Ada beberapa kisah tentang para Pahlawan Indonesia dan kisah tentang Romusha di Cicalengka. Kota ini merupakan tempat lahir salah satu pahlawan perempuan nasional, Dewi Sartika. Pejuang pendidikan ini dilahirkan pada tanggal 4 Desember 1884 atau 3 bulan setelah kereta api dibuka di sana. Pada usia 10 tahun, Dewi Sartika kembali harus tinggal tinggal di Cicalengka, tepatnya di kediaman pamannya, Raden Demang Suriakarta Adiningrat yang saat itu menjabat sebagai Patih Afdeling Cicalengka. Dewi Sartika dititipkan setelah ayahnya, Raden Rangga Somanagara dibuang ke Ternate karena mencoba memberontak terhadap keputusan pemerintah kolonial dalam peristiwa “Peristiwa Dinamit Bandung”.
Beberapa puluh tahun kemudian, Cicalengka menjadi tempat tinggal pemuda bernama Djuanda Kartawidjaja yang kelak menjadi kepala Djawatan Kereta Api Republik Indonesia (DKARI) dan Menteri Perhubungan RI. Di Bandung, nama Djuanda diabadikan sebagai nama jalan dan nama untuk Pusat Pendidikan Kereta Api di kawasan Cikudapateuh. Ayahnya, Raden Kartawidjaja merupakan seorang guru. Keluarga Djuanda pindah ke Cicalengka pada tahun 1923, setelah ayahnya dipindah tugaskan dari Kota Kuningan[3].
Sekitar tahun 1924, Djuanda diterima untuk bersekolah di HBS Bandung.
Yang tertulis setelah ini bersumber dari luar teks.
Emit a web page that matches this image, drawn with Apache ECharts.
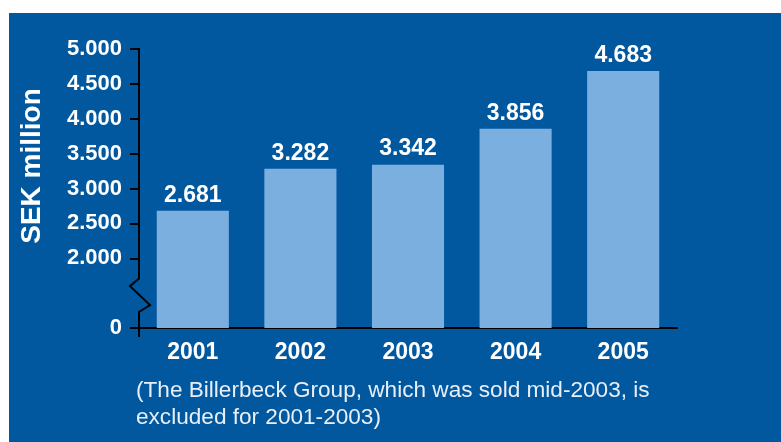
<!DOCTYPE html>
<html><head><meta charset="utf-8">
<script src="https://cdn.jsdelivr.net/npm/echarts@6/dist/echarts.min.js"></script>
<style>html,body{margin:0;padding:0;background:#fff}#c{width:781px;height:442px}</style>
</head><body><div id="c"></div>
<script>
const categories = ['2001', '2002', '2003', '2004', '2005'];
const values = [2681, 3282, 3342, 3856, 4683];
const yTicks = [0, 2000, 2500, 3000, 3500, 4000, 4500, 5000];
const axisName = 'SEK million';
const noteLines = ['(The Billerbeck Group, which was sold mid-2003, is', 'excluded for 2001-2003)'];
const breakRange = [0, 2000];

function fmt(v) { return String(v).replace(/\B(?=(\d{3})+(?!\d))/g, '.'); }

const FONT = "'Liberation Sans', Arial, Helvetica, sans-serif";
const BLUE = '#02589f';
const chart = echarts.init(document.getElementById('c'), null, { renderer: 'canvas' });
chart.setOption({
  backgroundColor: '#ffffff',
  animation: false,
  grid: { left: 139, right: 104, top: 49, bottom: 114 },
  xAxis: {
    type: 'category', data: categories,
    axisLine: { lineStyle: { color: '#000', width: 2 } },
    axisTick: { length: 9, lineStyle: { color: '#000', width: 2 } },
    axisLabel: { color: '#fff', fontFamily: FONT, fontWeight: 'bold', fontSize: 23, margin: 13 }
  },
  yAxis: {
    type: 'value', min: 0, max: 5000, interval: 500,
    breaks: [{ start: breakRange[0], end: breakRange[1], gap: 1000, isExpanded: false }],
    breakArea: { show: false },
    axisLine: { show: false },
    axisTick: { show: true, length: 9, lineStyle: { color: '#000', width: 2 } },
    splitLine: { show: false },
    axisLabel: {
      color: '#fff', fontFamily: FONT, fontWeight: 'bold', fontSize: 22, margin: 17,
      formatter: function (v) { return yTicks.indexOf(v) >= 0 ? fmt(v) : ''; }
    }
  },
  series: [{
    type: 'bar', data: values, barWidth: '67%',
    itemStyle: { color: '#7bafe0' },
    label: {
      show: true, position: 'top', distance: 4, color: '#fff',
      fontFamily: FONT, fontWeight: 'bold', fontSize: 23,
      formatter: function (p) { return fmt(p.value); }
    }
  }]
});

// axis line with break zigzag, positions derived from the axis scale
const gridRect = chart.getModel().getComponent('grid').coordinateSystem.getRect();
const ax = gridRect.x;
const yTop = chart.convertToPixel({ yAxisIndex: 0 }, yTicks[yTicks.length - 1]);
const yB = chart.convertToPixel({ yAxisIndex: 0 }, breakRange[1]);
const y0 = chart.convertToPixel({ yAxisIndex: 0 }, 0);
const h = y0 - yB;
const pts = [
  [ax, yTop - 1],
  [ax, yB + h * 0.29],
  [ax - 9, yB + h * 0.40],
  [ax + 11, yB + h * 0.67],
  [ax, yB + h * 0.77],
  [ax, y0 + 9]
];
chart.setOption({
  graphic: [
    { type: 'rect', z: -100, silent: true, shape: { x: 9, y: 13, width: 772, height: 429 }, style: { fill: BLUE } },
    { type: 'polyline', z: 100, shape: { points: pts }, style: { stroke: '#000', lineWidth: 2, fill: null } },
    {
      type: 'text', z: 100, x: 32, y: 166, rotation: Math.PI / 2,
      style: { text: axisName, fill: '#fff', font: 'bold 28px ' + FONT, align: 'center', verticalAlign: 'middle' }
    },
    {
      type: 'text', z: 100, x: 136, y: 377,
      style: { text: noteLines.join('\n'), fill: '#e8eff7', font: '22.6px ' + FONT, lineHeight: 27, align: 'left', verticalAlign: 'top' }
    }
  ]
});
</script></body></html>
Di tahun-tahun pertama sekolah, Djuanda menjadi seorang Treinjongen (Pemuda Kereta Api) karena harus menggunakan kereta api saat berangkat ke sekolah dan pulang ke rumah[4].
Setelah lulus dari Technische Hoogeschool (THS) di Bandung, Djuanda sempat berkelana ke Batavia sebagai pengajar dan aktif di Paguyuban Pasundan. Di kota ini pula, Djuanda memulai karir sebagai pegawai negeri sipil dan bekerja di Jawatan Pengairan Provinsi Jawa Barat. Karena kantornya kemudian dipindahkan dan menempati Gedung Sate, Djuanda pun kembali ke Kota Bandung.
Di masa peralihan dari Zaman Belanda, Jepang, dan revolusi, Djuanda kerap harus berpindah tempat. Di masa revolusi, Djuanda pun harus mengungsi dari Bandung karena ultimatum dari pihak sekutu. Di masa pengungsian ini, Djuanda menerima mandat untuk menjadi kepala DKARI dan harus kembali ke Bandung.
Di masa pergerakan, Stasiun Cicalengka menjadi tempat berhentinya kereta api yang membawa Sukarno, Maskun Sumadireja, dan Gatot Mangkoepradja. Ketiganya ditangkap pada tanggal 30 Desember 1929 karena aktifitas politik mereka di Solo dan Yogyakarta. Mereka dikirim kembali ke Bandung menggunakan kereta api dari Yogyakarta. Setelah diturunkan di Cicalengka, Perjalanan Sukarno, Maskun, dan Gatot dilanjutkan menggunakan mobil, menuju Penjara Banceuy [5].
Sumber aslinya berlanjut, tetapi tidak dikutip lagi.